>> Begin DATA PROVIDED

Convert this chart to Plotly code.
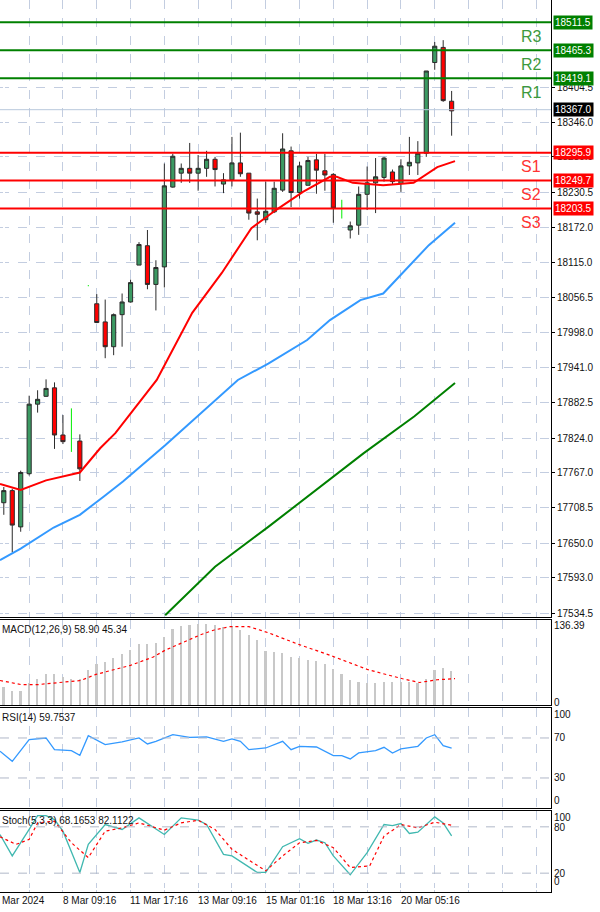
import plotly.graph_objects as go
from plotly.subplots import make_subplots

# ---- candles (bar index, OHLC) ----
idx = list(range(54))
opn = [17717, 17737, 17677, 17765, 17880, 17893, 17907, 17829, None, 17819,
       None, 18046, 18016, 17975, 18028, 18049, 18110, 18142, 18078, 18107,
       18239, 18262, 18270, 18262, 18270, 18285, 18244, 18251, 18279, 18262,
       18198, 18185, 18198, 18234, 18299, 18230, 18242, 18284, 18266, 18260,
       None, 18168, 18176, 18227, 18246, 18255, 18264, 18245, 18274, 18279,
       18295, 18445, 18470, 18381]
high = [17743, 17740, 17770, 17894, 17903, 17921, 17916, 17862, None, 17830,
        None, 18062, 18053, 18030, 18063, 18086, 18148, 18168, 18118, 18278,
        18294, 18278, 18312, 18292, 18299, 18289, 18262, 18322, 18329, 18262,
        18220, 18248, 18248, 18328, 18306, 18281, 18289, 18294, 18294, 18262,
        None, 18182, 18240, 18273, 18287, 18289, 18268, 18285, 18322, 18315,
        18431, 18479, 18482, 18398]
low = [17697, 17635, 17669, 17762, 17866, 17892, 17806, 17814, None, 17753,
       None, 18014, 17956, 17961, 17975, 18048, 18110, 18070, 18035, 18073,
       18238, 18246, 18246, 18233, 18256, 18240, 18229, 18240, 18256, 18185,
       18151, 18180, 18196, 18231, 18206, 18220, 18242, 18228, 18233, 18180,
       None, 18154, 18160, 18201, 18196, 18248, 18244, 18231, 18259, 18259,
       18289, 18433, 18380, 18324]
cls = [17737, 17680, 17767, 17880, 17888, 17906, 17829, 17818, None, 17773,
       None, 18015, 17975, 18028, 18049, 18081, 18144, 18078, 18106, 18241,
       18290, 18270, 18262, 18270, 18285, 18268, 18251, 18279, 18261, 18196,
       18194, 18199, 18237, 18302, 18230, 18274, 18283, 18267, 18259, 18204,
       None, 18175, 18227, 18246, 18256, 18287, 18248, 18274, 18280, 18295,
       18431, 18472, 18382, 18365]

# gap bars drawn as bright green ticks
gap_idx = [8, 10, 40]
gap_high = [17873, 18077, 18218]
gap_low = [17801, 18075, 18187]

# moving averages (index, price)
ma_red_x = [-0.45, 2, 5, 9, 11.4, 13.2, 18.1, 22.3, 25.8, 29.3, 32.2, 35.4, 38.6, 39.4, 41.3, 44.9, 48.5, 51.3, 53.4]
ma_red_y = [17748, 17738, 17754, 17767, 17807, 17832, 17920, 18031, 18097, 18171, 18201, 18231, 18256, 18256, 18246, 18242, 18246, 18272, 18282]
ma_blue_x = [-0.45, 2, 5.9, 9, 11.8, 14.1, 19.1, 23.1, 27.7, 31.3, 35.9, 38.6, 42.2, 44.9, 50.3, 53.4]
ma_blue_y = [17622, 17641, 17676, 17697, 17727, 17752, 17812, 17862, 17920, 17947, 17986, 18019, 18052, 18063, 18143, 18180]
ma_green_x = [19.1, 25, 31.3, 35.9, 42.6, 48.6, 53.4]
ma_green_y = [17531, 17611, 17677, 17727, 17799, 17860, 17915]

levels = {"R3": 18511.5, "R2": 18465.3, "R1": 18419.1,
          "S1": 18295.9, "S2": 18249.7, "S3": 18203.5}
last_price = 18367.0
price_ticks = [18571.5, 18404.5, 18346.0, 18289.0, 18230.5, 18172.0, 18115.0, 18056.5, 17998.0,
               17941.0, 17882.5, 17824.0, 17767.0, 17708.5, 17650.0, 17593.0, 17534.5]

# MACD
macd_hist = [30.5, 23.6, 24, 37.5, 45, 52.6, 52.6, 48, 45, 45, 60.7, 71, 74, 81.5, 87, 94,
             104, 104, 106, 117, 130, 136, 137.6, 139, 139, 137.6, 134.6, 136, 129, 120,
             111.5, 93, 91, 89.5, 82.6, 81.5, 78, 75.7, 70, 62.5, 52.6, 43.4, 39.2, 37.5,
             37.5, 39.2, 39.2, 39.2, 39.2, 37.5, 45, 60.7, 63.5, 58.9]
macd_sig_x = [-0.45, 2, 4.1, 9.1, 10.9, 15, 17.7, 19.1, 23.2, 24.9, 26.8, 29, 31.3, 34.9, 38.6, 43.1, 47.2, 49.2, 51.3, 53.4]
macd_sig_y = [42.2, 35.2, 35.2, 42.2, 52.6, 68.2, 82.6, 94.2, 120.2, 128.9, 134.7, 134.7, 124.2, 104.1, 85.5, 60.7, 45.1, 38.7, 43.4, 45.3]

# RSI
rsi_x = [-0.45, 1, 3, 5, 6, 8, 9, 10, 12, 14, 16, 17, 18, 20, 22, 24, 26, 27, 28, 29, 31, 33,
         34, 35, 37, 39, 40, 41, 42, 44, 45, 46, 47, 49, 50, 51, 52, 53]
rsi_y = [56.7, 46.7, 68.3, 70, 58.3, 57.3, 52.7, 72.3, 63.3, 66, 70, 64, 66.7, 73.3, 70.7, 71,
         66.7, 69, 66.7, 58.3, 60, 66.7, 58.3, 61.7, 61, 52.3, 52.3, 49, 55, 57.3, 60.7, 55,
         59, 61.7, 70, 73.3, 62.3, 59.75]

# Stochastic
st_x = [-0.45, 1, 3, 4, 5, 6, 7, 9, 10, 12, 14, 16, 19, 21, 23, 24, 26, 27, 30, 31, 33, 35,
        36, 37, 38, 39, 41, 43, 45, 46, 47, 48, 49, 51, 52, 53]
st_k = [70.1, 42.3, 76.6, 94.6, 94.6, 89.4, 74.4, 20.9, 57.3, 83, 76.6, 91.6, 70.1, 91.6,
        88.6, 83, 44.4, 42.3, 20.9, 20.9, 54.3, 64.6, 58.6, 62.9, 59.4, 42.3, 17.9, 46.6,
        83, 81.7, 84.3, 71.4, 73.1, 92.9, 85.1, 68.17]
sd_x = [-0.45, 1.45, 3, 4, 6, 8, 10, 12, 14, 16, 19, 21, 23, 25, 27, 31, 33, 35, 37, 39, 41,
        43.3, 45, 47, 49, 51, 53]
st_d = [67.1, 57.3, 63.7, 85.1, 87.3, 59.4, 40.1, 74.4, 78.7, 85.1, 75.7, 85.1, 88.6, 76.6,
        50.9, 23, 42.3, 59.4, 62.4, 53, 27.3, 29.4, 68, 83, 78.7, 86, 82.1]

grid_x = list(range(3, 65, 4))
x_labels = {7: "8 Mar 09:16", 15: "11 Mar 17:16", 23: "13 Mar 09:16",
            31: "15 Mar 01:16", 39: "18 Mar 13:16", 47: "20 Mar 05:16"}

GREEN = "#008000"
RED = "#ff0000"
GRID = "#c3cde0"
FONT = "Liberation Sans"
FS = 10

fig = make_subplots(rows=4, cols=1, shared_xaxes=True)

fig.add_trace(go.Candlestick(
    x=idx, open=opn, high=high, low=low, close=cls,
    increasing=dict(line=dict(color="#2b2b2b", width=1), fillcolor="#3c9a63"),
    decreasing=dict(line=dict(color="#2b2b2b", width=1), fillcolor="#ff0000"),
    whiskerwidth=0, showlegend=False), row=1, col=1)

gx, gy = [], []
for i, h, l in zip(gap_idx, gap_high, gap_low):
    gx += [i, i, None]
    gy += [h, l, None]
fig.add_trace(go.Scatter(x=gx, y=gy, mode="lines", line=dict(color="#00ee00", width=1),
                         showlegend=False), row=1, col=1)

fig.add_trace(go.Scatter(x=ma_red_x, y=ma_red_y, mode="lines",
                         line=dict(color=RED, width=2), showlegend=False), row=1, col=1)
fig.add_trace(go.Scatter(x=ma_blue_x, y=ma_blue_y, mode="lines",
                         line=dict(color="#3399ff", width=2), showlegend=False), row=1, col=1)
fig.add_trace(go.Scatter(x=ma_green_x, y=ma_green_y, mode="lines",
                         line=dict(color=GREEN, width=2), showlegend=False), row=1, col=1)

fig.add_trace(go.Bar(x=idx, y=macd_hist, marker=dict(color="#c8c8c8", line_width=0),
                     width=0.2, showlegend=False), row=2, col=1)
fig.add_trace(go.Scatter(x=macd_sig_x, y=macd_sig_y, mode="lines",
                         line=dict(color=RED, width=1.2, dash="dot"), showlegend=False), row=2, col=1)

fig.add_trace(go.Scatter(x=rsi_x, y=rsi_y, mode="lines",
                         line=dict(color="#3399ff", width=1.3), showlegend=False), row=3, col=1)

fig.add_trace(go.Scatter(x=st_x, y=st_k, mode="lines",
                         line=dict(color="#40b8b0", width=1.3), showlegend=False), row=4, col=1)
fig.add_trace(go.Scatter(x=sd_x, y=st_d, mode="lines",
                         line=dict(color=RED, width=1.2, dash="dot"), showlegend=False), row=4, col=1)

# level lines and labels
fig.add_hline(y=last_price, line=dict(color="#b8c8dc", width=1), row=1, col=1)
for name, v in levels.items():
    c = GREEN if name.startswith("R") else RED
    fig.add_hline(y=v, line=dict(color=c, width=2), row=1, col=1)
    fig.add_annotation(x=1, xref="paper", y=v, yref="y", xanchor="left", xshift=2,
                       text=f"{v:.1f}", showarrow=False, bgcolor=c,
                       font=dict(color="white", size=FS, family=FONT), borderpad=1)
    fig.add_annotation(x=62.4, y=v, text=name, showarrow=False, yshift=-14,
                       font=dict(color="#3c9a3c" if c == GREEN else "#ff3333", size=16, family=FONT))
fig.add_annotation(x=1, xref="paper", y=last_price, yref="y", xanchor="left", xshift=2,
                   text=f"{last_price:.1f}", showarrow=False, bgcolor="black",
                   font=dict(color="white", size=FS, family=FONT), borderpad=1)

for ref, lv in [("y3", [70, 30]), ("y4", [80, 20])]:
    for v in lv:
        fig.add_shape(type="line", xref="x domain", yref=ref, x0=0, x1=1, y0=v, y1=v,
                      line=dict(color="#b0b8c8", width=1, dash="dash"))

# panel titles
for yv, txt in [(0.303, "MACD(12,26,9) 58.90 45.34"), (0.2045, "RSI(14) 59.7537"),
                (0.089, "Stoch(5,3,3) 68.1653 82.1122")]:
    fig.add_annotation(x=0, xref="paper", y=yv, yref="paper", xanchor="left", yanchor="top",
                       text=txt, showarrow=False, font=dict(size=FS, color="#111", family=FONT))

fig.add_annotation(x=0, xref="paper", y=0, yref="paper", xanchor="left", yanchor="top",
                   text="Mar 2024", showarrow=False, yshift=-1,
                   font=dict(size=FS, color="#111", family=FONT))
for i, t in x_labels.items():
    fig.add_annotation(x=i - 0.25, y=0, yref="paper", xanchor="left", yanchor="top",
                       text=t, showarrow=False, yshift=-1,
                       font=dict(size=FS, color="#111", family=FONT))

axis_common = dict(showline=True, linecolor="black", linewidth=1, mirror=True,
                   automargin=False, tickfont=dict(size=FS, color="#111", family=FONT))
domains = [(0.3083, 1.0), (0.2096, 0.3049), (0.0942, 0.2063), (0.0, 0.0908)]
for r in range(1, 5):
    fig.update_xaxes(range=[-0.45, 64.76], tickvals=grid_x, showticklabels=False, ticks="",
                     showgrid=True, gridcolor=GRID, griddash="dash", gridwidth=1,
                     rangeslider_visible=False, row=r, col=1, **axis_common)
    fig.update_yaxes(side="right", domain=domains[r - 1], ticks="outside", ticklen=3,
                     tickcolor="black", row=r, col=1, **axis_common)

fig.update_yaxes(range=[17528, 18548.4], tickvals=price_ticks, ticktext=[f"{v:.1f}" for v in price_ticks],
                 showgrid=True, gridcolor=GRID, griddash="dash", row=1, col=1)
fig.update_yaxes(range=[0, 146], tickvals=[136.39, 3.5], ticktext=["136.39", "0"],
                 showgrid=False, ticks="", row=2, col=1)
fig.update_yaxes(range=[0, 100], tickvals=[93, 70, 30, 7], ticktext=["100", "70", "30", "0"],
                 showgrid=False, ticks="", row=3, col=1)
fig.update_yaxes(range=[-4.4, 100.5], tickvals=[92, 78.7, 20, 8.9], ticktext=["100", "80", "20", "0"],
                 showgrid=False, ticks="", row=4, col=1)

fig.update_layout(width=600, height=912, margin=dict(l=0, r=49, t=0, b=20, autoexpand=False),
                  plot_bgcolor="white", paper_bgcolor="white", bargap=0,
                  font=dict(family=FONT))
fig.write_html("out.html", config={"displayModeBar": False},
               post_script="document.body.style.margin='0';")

>> End DATA PROVIDED

*YOUR TASK*.
Write out an exact copy of the listing, first line through the line containing "from plotly.subplots import make_subplots", with the pictures left out.

*RESPONSE TO THIS EXERCISE*.
Convert this chart to Plotly code.
import plotly.graph_objects as go
from plotly.subplots import make_subplots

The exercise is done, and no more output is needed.